Harriet Tubman, the abolitionist who brought countless slaves to freedom in the Underground Railroad, is being honored by being featured on the twenty dollar bill alongside America’s seventh president, Andrew Jackson.

Secretary of the Treasury Jacob Lew announced the change in April. Tubman will be the first African-American woman to be featured on U.S. currency. The first non-white woman to appear on currency was Sacagawea, who first appeared on her own dollar coin back in 2000.

Tubman will appear on the front side of the bill while Jackson will appear on the back. Jackson’s placement on the back of the bill comes at a time when his legacy is being critically analyzed by historical scholars. Critiques of Jackson’s legacy include his bitter sense of partisanship, dismantling of the national bank, his use of the patronage-based spoils system and his removal of First Americans from their homes in the Southeast to Oklahoma, informally known as the “Trail of Tears” due to the amount of lives lost on the journey.

Some notable conservatives were quick to denounce the change. Republican frontrunner Donald Trump has condemned the act. The New York Post claims that Trump thought the change was a result of “pure political correctness,” and argued that while Tubman should be featured on currency, she should do so at the expense of Jackson.

Former Republican primary candidate Ben Carson also was critical of Tubman being on the twenty dollar bill, with Salon reportedly citing him as calling the change “nothing short of a national disgrace” on behalf of the Obama Administration. However, the change was called for by the Secretary of the Treasury, not the President.

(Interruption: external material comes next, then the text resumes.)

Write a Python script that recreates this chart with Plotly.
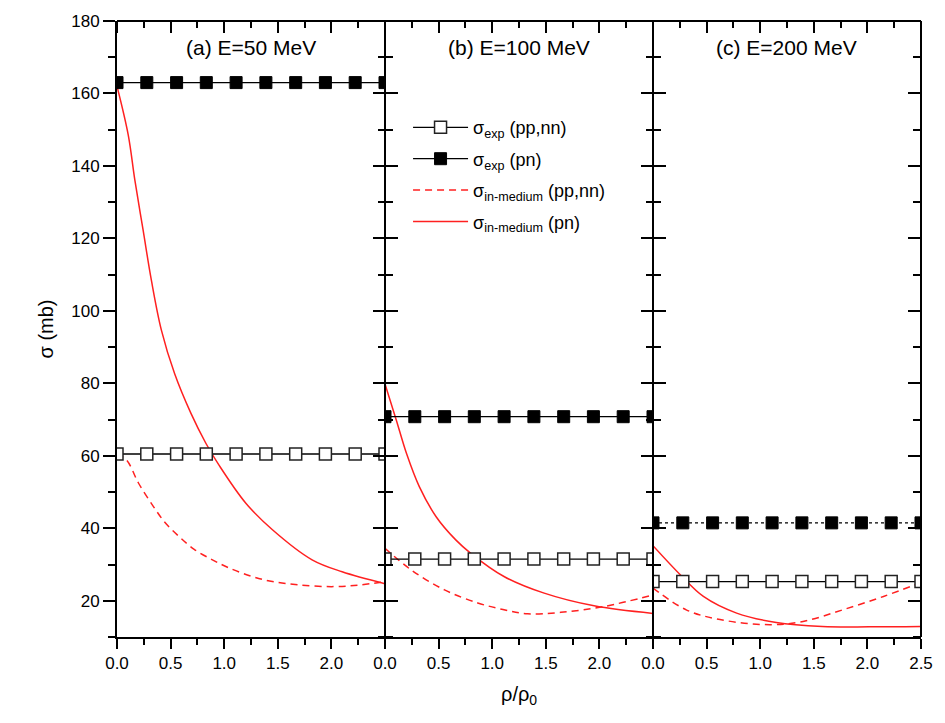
import plotly.graph_objects as go

# ---------------- data ----------------
rho_exp = [0.0, 0.278, 0.556, 0.833, 1.111, 1.389, 1.667, 1.944, 2.222, 2.5]

exp_pp_a = [60.5] * 10
exp_pn_a = [163.0] * 10
exp_pp_b = [31.5] * 10
exp_pn_b = [70.8] * 10
exp_pp_c = [25.3] * 10
exp_pn_c = [41.5] * 10

rho_a_pn = [0, 0.105, 0.167, 0.244, 0.321, 0.414, 0.537, 0.69, 0.83, 0.95, 1.2, 1.45, 1.82, 2.1, 2.5]
med_pn_a = [162, 148.5, 136, 122.2, 108.4, 94.7, 82.7, 71.7, 63.4, 57.5, 47, 39.6, 31.3, 28.0, 24.7]
rho_a_pp = [0, 0.09, 0.2, 0.34, 0.45, 0.58, 0.72, 0.89, 1.05, 1.26, 1.45, 1.69, 2.0, 2.25, 2.5]
med_pp_a = [60.5, 58.8, 52.5, 46, 41.5, 37.7, 34.2, 31.3, 29, 26.7, 25.3, 24.4, 23.9, 24.3, 25.3]

rho_b_pn = [0, 0.105, 0.2, 0.32, 0.477, 0.66, 0.8, 1.11, 1.485, 1.95, 2.5]
med_pn_b = [79.8, 69.9, 60.7, 51.5, 43.2, 36.8, 33.1, 26.7, 22.1, 18.6, 16.5]
rho_b_pp = [0, 0.245, 0.555, 0.865, 1.1, 1.33, 1.64, 2.04, 2.5]
med_pp_b = [34.5, 28.5, 23, 19.4, 17.6, 16.4, 16.8, 18.4, 21.6]

rho_c_pn = [0, 0.254, 0.47, 0.78, 1.15, 1.58, 2.02, 2.5]
med_pn_c = [35.2, 27.2, 21.2, 16.6, 14, 12.9, 12.8, 12.9]
rho_c_pp = [0, 0.31, 0.625, 1.09, 1.4, 1.77, 2.15, 2.5]
med_pp_c = [23.5, 17.5, 14.8, 13.4, 14.3, 17.5, 21.2, 25.0]

panel_titles = ["(a) E=50 MeV", "(b) E=100 MeV", "(c) E=200 MeV"]
xtick_ab = [0.0, 0.5, 1.0, 1.5, 2.0]
xtick_c = [0.0, 0.5, 1.0, 1.5, 2.0, 2.5]
xminor = [0.25, 0.75, 1.25, 1.75, 2.25]
ytick_vals = [20, 40, 60, 80, 100, 120, 140, 160, 180]

names = ["σ<sub>exp</sub> (pp,nn)", "σ<sub>exp</sub> (pn)",
         "σ<sub>in-medium</sub> (pp,nn)", "σ<sub>in-medium</sub> (pn)"]

panels = [
    (exp_pp_a, exp_pn_a, rho_a_pp, med_pp_a, rho_a_pn, med_pn_a, "solid"),
    (exp_pp_b, exp_pn_b, rho_b_pp, med_pp_b, rho_b_pn, med_pn_b, "solid"),
    (exp_pp_c, exp_pn_c, rho_c_pp, med_pp_c, rho_c_pn, med_pn_c, "dot"),
]

FONT = "Liberation Sans, Arial, sans-serif"
RED = "#ff2020"

fig = go.Figure()
for i, (epp, epn, xpp, mpp, xpn, mpn, pndash) in enumerate(panels):
    xa = "x" if i == 0 else f"x{i+1}"
    ya = "y" if i == 0 else f"y{i+1}"
    fig.add_trace(go.Scatter(
        x=xpp, y=mpp, mode="lines", xaxis=xa, yaxis=ya, name=names[2],
        line=dict(color=RED, width=1.5, dash="7px,5px", shape="spline"),
        showlegend=False))
    fig.add_trace(go.Scatter(
        x=xpn, y=mpn, mode="lines", xaxis=xa, yaxis=ya, name=names[3],
        line=dict(color=RED, width=1.5, shape="spline"),
        showlegend=False))
    fig.add_trace(go.Scatter(
        x=rho_exp, y=epp, mode="lines+markers", xaxis=xa, yaxis=ya, name=names[0],
        line=dict(color="black", width=1.3),
        marker=dict(symbol="square", size=12, color="white",
                    line=dict(color="#222", width=1.5)),
        showlegend=False))
    fig.add_trace(go.Scatter(
        x=rho_exp, y=epn, mode="lines+markers", xaxis=xa, yaxis=ya, name=names[1],
        line=dict(color="black", width=1.3, dash=pndash),
        marker=dict(symbol="square", size=12, color="black",
                    line=dict(color="black", width=1)),
        showlegend=False))

# legend-only traces (drawn in order)
leg_specs = [
    dict(mode="lines+markers", line=dict(color="black", width=1.3),
         marker=dict(symbol="square", size=12, color="white", line=dict(color="#222", width=1.5))),
    dict(mode="lines+markers", line=dict(color="black", width=1.3),
         marker=dict(symbol="square", size=12, color="black", line=dict(color="black", width=1))),
    dict(mode="lines", line=dict(color=RED, width=1.5, dash="7px,5px")),
    dict(mode="lines", line=dict(color=RED, width=1.5)),
]
for n, (nm, spec) in enumerate(zip(names, leg_specs)):
    fig.add_trace(go.Scatter(x=[None], y=[None], name=nm, xaxis="x", yaxis="y",
                             legendgroup=f"g{n}", **spec))

d = 1.0 / 3.0
domains = [[0, d], [d, 2 * d], [2 * d, 1.0]]
tickfont = dict(family=FONT, size=17, color="black")
AX = dict(tickcolor="black", tickwidth=2, showgrid=False, zeroline=False)
YMINOR = dict(ticks="outside", ticklen=7, tickwidth=2, tickcolor="black", dtick=10, tick0=0)
layout = dict(
    width=945, height=723,
    margin=dict(l=117, r=20, t=20, b=86),
    paper_bgcolor="white", plot_bgcolor="white",
    font=dict(family=FONT, size=16, color="black"),
    showlegend=True,
    legend=dict(x=0.362, y=0.857, xanchor="left", yanchor="top",
                bgcolor="rgba(0,0,0,0)", font=dict(family=FONT, size=18),
                itemwidth=55, tracegroupgap=5, traceorder="grouped"),
)
for i in range(3):
    k = "" if i == 0 else str(i + 1)
    ya = "y" if i == 0 else f"y{i+1}"
    xa = "x" if i == 0 else f"x{i+1}"
    tv = xtick_c if i == 2 else xtick_ab
    # bottom axis
    layout[f"xaxis{k}"] = dict(
        domain=domains[i], range=[0, 2.5], anchor=ya,
        showline=True, linecolor="black", linewidth=2,
        ticks="outside", ticklen=10,
        tickvals=tv, ticktext=[f"{v:.1f}" for v in tv], tickfont=tickfont,
        minor=dict(ticks="outside", ticklen=6, tickwidth=2, tickcolor="black",
                   tickvals=xminor),
        fixedrange=True, **AX,
    )
    # top axis: a bottom-sided axis placed at the top -> ticks point down into the panel
    layout[f"xaxis{i+4}"] = dict(
        range=[0, 2.5], overlaying=xa, anchor="free", position=1.0, side="bottom",
        showline=True, linecolor="black", linewidth=2,
        ticks="outside", ticklen=11,
        tickvals=xtick_c, showticklabels=False,
        minor=dict(ticks="outside", ticklen=6, tickwidth=2, tickcolor="black",
                   tickvals=xminor),
        **AX,
    )

# left axis of panel a (labels, outward ticks)
layout["yaxis"] = dict(
    domain=[0, 1], range=[10, 180], anchor="x",
    showline=True, linecolor="black", linewidth=2,
    ticks="outside", ticklen=12,
    tickvals=ytick_vals, tickfont=tickfont, minor=YMINOR,
    title=dict(text="σ (mb)", font=dict(family=FONT, size=20), standoff=12),
    **AX,
)
# panel b / c main y axes: drawn at their left edge, ticks pointing right (into panel)
layout["yaxis2"] = dict(
    domain=[0, 1], range=[10, 180], anchor="free", position=d, side="right",
    showline=True, linecolor="black", linewidth=2,
    ticks="outside", ticklen=12, tickvals=ytick_vals, showticklabels=False,
    minor=YMINOR, **AX,
)
layout["yaxis3"] = dict(
    domain=[0, 1], range=[10, 180], anchor="free", position=2 * d, side="right",
    showline=True, linecolor="black", linewidth=2,
    ticks="outside", ticklen=12, tickvals=ytick_vals, showticklabels=False,
    minor=YMINOR, **AX,
)
# right edges of each panel: left-sided axes placed at the right edge -> ticks point left
for j, (ov, pos, line) in enumerate([("y", d, False), ("y2", 2 * d, False), ("y3", 1.0, True)]):
    layout[f"yaxis{j+4}"] = dict(
        range=[10, 180], overlaying=ov, anchor="free", position=pos, side="left",
        showline=line, linecolor="black", linewidth=2,
        ticks="outside", ticklen=12, tickvals=ytick_vals, showticklabels=False,
        minor=YMINOR, **AX,
    )
fig.update_layout(**layout)

# invisible traces so overlay axes render
for i in range(3):
    ya = "y" if i == 0 else f"y{i+1}"
    xa = "x" if i == 0 else f"x{i+1}"
    fig.add_trace(go.Scatter(x=[0, 2.5], y=[None, None], xaxis=f"x{i+4}", yaxis=ya,
                             mode="lines", showlegend=False, hoverinfo="skip"))
    fig.add_trace(go.Scatter(x=[None, None], y=[10, 180], xaxis=xa, yaxis=f"y{i+4}",
                             mode="lines", showlegend=False, hoverinfo="skip"))

# panel titles
centers = [0.5 * d, 1.5 * d, 2.5 * d]
for t, cx in zip(panel_titles, centers):
    fig.add_annotation(text=t, x=cx, y=0.957, xref="paper", yref="paper",
                       showarrow=False, font=dict(family=FONT, size=21, color="black"),
                       xanchor="center", yanchor="middle")

fig.add_annotation(text="ρ/ρ<sub>0</sub>", x=0.5, y=-0.095, xref="paper", yref="paper",
                   showarrow=False, font=dict(family=FONT, size=20, color="black"),
                   xanchor="center", yanchor="middle")

fig.write_html("out.html")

Many at Roosevelt, however, were happy about the change.

“I think it’s an excellent thing when our currency matches the diversity of America,” said women and gender studies professor Marjorie Jolles. “There’s more to America’s history than white men and white presidents, so I definitely welcome the decision to change some of our currency to reflect that history.”

“I was pretty happy when I heard about Harriet Tubman being on the twenty dollar bill,” said Linda Teyeson, a psychology student at Roosevelt. “As a woman of color, I was definitely glad that it was happening, but I wasn’t really overwhelmed by the change either. It was just one of those ‘oh, that’s really cool’ type of things.”

The newly decorated bills are set to be released in 2020.